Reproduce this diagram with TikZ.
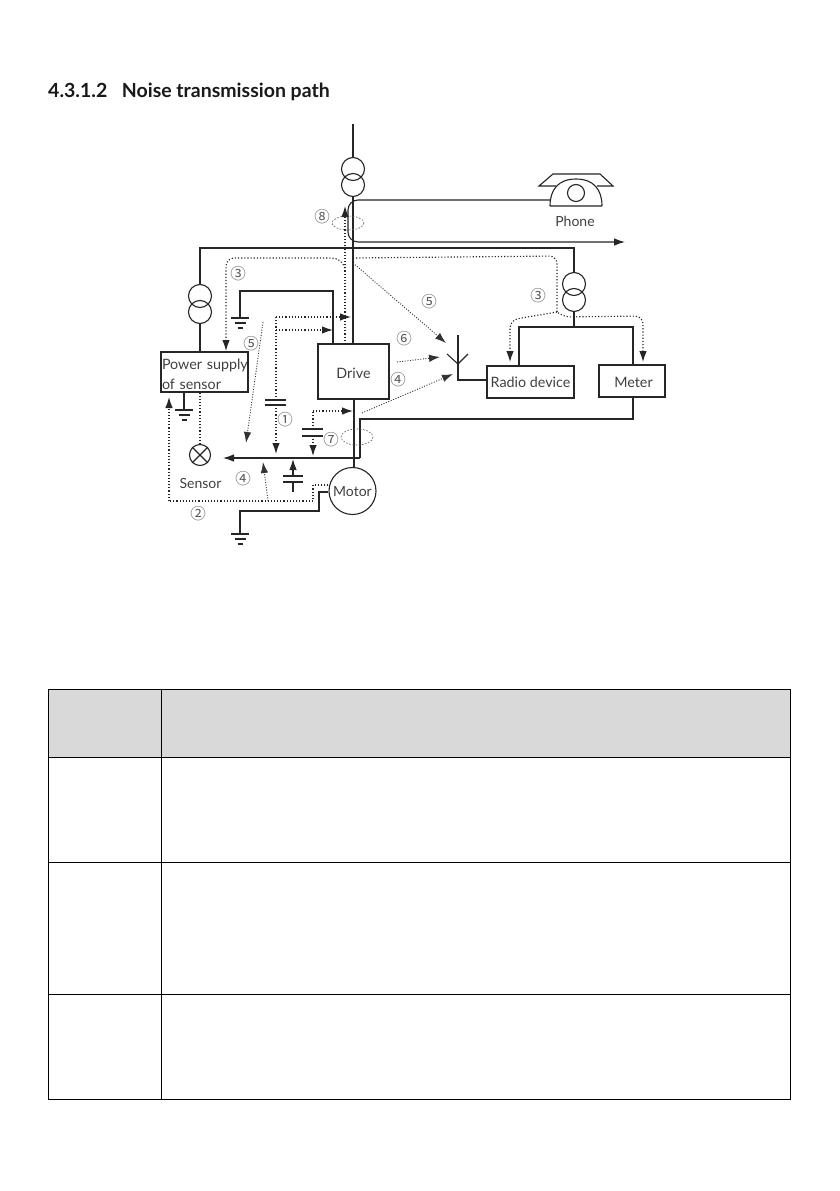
+++
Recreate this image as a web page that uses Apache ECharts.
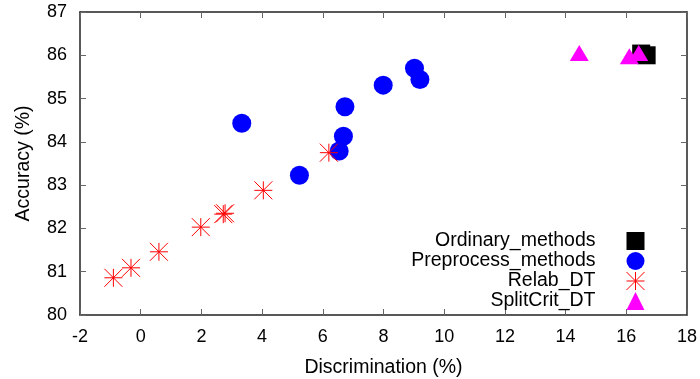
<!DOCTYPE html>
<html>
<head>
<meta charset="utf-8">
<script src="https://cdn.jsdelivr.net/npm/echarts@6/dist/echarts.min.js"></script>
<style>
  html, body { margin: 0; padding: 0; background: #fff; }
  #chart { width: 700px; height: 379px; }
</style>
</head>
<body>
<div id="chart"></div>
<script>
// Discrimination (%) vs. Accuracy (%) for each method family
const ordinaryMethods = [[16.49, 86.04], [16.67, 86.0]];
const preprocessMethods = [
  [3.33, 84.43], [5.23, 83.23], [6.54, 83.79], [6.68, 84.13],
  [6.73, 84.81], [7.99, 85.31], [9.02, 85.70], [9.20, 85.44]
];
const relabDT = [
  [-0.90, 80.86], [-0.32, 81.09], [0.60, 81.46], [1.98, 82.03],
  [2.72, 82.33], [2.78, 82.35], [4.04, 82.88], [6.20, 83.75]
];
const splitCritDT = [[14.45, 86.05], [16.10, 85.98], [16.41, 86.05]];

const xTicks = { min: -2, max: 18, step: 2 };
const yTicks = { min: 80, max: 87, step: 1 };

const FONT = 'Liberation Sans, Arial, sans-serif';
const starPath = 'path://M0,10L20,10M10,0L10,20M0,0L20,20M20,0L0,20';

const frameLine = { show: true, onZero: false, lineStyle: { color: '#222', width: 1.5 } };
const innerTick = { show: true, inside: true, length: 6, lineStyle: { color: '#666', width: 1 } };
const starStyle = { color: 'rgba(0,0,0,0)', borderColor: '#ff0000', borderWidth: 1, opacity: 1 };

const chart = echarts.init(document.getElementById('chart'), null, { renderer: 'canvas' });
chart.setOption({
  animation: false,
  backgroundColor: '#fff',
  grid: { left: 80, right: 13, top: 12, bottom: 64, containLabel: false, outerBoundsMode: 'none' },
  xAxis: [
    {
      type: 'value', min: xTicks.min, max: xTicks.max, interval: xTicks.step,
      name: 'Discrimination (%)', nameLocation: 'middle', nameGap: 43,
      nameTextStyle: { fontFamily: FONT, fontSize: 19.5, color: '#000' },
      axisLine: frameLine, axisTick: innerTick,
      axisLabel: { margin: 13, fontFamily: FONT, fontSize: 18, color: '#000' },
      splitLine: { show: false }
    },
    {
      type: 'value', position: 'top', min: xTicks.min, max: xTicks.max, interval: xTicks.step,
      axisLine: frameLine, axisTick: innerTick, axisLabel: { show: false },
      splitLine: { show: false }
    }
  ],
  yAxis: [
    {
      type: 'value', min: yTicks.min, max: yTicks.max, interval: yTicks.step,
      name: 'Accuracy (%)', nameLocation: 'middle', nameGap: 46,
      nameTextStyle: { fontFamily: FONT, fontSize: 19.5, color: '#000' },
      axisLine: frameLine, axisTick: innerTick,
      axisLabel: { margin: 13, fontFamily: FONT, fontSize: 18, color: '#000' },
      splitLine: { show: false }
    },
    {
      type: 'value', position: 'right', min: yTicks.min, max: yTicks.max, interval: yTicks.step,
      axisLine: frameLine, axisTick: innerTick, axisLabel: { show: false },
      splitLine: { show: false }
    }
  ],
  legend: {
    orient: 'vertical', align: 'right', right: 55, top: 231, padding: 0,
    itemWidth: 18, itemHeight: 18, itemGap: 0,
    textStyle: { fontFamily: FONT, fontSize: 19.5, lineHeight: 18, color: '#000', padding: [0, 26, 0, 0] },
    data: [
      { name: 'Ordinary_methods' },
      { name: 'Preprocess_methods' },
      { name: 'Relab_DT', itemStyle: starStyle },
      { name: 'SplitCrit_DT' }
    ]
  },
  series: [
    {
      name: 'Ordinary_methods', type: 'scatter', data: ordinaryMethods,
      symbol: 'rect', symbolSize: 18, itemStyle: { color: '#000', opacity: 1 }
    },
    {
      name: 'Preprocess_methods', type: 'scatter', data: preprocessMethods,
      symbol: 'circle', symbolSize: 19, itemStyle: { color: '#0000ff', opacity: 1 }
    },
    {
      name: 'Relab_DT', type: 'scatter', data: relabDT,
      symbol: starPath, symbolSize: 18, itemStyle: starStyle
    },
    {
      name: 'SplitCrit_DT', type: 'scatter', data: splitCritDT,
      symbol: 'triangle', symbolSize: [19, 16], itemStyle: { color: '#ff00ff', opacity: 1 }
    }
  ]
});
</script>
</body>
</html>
+++
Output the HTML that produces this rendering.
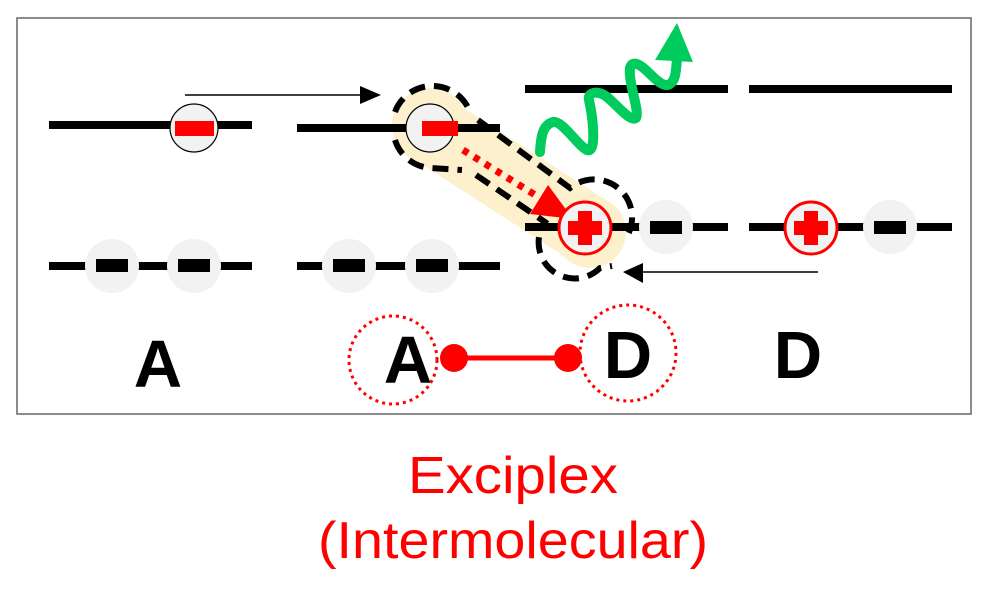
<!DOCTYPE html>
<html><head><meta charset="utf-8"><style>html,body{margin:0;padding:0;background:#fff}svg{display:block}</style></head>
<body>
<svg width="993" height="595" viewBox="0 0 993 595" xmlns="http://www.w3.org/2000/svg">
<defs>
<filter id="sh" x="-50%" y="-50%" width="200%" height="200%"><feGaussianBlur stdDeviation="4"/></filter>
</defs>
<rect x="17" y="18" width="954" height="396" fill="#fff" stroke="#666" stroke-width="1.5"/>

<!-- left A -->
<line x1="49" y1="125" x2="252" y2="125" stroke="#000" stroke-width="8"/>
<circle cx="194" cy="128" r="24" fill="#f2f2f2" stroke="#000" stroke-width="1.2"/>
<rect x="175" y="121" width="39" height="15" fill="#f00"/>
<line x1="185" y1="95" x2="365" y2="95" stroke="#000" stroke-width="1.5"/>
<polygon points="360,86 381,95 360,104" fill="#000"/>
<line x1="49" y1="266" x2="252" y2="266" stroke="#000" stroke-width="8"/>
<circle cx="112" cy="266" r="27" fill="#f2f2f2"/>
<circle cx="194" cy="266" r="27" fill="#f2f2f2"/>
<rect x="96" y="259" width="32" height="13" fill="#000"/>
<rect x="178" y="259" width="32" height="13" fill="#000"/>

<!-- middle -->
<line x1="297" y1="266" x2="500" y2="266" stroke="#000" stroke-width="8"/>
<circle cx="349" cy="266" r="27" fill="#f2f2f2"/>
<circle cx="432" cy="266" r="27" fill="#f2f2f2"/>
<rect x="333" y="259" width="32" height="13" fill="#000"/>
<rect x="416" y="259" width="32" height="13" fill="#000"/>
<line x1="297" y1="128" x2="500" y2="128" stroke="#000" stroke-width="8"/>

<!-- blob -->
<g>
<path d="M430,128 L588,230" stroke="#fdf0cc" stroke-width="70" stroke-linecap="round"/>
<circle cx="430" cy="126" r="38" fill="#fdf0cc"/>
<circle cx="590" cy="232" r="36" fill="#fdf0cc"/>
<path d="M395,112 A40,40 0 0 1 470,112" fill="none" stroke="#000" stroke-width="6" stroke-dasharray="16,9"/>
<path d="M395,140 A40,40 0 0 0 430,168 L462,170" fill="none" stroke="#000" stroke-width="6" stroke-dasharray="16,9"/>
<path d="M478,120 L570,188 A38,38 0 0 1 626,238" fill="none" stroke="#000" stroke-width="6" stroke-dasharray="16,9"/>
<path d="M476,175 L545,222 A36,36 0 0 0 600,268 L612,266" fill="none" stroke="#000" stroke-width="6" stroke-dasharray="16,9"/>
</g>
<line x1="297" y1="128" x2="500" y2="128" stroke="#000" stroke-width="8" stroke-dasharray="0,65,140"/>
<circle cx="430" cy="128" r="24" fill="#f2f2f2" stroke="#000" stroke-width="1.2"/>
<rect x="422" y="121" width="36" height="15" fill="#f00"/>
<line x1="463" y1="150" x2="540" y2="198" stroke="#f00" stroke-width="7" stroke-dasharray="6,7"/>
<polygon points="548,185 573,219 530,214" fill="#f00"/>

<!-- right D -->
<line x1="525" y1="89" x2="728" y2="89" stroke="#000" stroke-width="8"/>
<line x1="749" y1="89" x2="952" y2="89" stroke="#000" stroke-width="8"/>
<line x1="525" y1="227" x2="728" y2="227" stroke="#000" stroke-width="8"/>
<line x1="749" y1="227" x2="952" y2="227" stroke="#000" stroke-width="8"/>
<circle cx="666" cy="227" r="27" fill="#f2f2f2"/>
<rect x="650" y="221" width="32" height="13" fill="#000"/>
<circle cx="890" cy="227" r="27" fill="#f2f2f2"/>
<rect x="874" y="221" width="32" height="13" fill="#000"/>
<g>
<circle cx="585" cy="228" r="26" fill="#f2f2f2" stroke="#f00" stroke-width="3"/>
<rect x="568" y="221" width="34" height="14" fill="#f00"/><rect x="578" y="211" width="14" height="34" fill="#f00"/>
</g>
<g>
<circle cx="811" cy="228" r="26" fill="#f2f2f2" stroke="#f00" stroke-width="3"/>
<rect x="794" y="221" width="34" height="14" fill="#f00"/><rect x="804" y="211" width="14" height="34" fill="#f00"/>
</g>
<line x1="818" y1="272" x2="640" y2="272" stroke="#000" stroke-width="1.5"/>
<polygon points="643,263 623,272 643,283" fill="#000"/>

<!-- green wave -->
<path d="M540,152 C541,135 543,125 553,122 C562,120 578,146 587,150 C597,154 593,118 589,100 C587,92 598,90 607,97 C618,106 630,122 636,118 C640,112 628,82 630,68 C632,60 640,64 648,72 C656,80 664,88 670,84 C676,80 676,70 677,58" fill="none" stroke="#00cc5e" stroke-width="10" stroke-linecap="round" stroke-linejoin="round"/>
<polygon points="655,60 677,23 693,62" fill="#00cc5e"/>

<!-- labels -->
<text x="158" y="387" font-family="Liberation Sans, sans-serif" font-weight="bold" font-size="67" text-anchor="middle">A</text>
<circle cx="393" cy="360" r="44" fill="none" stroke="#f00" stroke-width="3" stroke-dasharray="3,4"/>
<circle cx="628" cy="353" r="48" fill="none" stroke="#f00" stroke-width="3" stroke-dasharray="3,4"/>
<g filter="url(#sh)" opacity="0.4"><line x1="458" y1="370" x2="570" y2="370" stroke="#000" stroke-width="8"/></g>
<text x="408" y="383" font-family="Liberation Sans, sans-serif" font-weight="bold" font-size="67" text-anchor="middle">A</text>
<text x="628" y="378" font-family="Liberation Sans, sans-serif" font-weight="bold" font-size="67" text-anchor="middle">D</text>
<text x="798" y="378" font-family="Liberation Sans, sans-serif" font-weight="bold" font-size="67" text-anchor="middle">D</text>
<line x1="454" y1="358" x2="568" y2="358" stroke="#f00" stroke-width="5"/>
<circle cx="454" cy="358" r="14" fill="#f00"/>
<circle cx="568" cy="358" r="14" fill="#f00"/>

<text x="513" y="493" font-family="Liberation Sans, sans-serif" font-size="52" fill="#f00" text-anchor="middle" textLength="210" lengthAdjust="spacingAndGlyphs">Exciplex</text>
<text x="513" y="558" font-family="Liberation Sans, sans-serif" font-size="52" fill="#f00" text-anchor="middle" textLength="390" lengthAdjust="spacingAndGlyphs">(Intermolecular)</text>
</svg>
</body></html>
+++
**WHAT NEEDS TO BE DONE:**
Which lines contain "that"? Copy each of them.

**SOLUTION TO THE PROBLEM:**
Recreate this image as a web page that uses Apache ECharts.
Output the HTML that produces this rendering.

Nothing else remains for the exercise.